**Problem requirements**
Can you find the lines of the listing that include "React" and copy every one?

# START OF Information provided

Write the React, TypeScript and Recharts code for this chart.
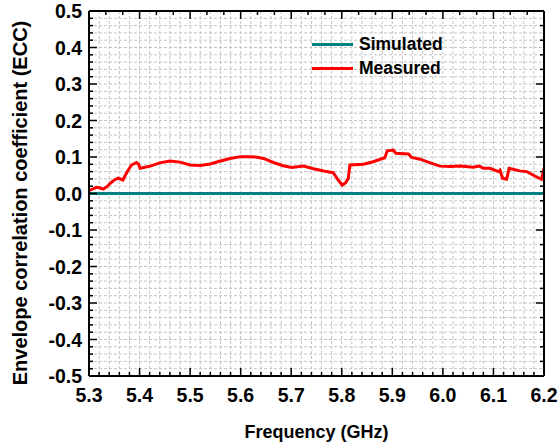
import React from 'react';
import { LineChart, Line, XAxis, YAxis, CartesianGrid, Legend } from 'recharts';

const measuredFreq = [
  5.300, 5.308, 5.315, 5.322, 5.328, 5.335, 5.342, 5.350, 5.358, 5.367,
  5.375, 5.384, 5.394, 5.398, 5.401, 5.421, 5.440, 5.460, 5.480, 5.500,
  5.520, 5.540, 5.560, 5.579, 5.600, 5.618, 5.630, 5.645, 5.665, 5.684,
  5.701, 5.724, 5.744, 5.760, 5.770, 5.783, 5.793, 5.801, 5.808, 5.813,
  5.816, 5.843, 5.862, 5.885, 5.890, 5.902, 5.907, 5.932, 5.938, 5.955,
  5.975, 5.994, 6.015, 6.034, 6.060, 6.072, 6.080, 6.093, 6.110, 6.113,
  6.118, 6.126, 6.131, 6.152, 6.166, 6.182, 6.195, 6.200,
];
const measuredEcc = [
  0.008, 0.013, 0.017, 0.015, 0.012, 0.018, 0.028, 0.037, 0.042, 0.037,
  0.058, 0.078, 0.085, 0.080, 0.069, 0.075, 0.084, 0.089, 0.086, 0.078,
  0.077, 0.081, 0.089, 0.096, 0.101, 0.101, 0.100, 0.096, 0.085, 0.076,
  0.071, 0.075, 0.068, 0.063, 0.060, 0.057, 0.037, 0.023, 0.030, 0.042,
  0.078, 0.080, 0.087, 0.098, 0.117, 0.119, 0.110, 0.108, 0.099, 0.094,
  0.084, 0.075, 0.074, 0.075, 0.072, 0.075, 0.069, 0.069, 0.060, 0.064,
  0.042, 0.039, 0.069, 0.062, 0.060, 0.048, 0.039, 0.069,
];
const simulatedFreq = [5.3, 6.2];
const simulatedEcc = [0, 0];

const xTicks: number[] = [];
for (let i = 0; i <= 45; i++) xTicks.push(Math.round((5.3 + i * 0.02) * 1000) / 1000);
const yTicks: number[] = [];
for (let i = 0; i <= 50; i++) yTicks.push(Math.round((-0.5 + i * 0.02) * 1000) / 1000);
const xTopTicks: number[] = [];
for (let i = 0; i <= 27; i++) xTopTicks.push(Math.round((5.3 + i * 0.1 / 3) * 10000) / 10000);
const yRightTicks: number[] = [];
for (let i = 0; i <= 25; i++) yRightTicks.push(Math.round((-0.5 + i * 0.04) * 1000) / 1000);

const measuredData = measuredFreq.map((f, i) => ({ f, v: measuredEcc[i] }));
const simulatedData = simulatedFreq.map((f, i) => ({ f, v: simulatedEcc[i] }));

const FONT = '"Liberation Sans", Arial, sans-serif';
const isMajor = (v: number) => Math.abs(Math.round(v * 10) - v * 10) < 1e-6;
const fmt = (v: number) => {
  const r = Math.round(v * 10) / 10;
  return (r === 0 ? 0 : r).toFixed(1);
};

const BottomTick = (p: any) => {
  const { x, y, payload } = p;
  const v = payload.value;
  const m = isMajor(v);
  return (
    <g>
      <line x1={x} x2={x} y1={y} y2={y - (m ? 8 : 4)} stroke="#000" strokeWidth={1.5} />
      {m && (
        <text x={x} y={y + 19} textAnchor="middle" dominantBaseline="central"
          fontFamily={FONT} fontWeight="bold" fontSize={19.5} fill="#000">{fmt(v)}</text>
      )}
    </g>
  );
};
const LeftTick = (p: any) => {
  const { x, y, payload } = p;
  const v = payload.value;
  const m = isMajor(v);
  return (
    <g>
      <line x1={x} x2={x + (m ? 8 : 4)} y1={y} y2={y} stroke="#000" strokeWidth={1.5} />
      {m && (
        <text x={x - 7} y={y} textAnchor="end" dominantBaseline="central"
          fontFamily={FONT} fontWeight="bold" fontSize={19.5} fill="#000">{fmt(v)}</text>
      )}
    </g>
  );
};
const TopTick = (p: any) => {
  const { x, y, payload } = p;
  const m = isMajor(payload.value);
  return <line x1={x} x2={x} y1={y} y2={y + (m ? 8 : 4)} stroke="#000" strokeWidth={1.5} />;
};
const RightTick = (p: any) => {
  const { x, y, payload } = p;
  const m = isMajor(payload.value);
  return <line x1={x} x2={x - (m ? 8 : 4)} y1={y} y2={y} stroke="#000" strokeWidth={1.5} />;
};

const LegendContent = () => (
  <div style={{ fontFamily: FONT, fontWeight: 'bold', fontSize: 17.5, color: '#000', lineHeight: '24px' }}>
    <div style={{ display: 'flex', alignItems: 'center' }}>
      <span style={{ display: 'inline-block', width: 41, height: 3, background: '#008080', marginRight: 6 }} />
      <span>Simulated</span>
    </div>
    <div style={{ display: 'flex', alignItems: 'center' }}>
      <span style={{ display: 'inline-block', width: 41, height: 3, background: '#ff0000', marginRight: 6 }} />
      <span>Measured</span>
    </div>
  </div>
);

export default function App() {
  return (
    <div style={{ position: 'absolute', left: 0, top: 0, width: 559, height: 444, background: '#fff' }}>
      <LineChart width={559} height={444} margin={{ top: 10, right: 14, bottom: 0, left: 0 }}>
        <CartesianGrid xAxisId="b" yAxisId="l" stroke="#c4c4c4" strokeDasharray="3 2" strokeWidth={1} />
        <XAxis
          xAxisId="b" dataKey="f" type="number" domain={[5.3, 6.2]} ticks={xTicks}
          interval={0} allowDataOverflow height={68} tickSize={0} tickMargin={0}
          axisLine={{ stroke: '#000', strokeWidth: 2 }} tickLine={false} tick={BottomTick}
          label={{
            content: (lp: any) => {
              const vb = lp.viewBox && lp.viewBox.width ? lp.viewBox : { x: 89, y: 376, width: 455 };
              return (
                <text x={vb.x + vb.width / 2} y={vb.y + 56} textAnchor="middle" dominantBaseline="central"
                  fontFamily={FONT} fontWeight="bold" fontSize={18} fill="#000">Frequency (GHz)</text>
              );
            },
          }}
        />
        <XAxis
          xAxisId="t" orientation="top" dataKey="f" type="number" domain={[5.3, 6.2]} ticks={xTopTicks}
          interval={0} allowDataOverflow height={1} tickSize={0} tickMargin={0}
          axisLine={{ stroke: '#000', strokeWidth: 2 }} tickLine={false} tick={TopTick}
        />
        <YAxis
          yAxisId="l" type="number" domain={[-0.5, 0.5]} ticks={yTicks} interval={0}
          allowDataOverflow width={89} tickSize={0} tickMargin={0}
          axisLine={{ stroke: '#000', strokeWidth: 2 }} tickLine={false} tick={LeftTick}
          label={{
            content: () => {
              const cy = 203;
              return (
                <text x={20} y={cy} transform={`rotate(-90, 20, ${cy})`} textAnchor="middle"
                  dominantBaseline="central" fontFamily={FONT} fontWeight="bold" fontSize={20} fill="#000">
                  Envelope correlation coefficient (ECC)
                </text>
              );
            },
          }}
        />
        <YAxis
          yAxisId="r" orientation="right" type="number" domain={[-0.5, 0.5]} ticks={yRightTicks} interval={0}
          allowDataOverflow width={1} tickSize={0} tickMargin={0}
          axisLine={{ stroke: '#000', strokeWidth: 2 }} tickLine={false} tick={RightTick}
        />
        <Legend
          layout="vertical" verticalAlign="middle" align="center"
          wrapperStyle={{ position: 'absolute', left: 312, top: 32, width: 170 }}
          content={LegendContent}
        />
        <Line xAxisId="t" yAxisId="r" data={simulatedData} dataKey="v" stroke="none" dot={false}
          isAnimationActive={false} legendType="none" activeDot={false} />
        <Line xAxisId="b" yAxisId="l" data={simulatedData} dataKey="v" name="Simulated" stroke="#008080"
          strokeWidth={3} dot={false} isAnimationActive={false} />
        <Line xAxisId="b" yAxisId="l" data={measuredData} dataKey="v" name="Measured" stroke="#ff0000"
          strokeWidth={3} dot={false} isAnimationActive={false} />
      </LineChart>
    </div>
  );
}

# END OF Information provided

**Correct output**
Write the React, TypeScript and Recharts code for this chart.
import React from 'react';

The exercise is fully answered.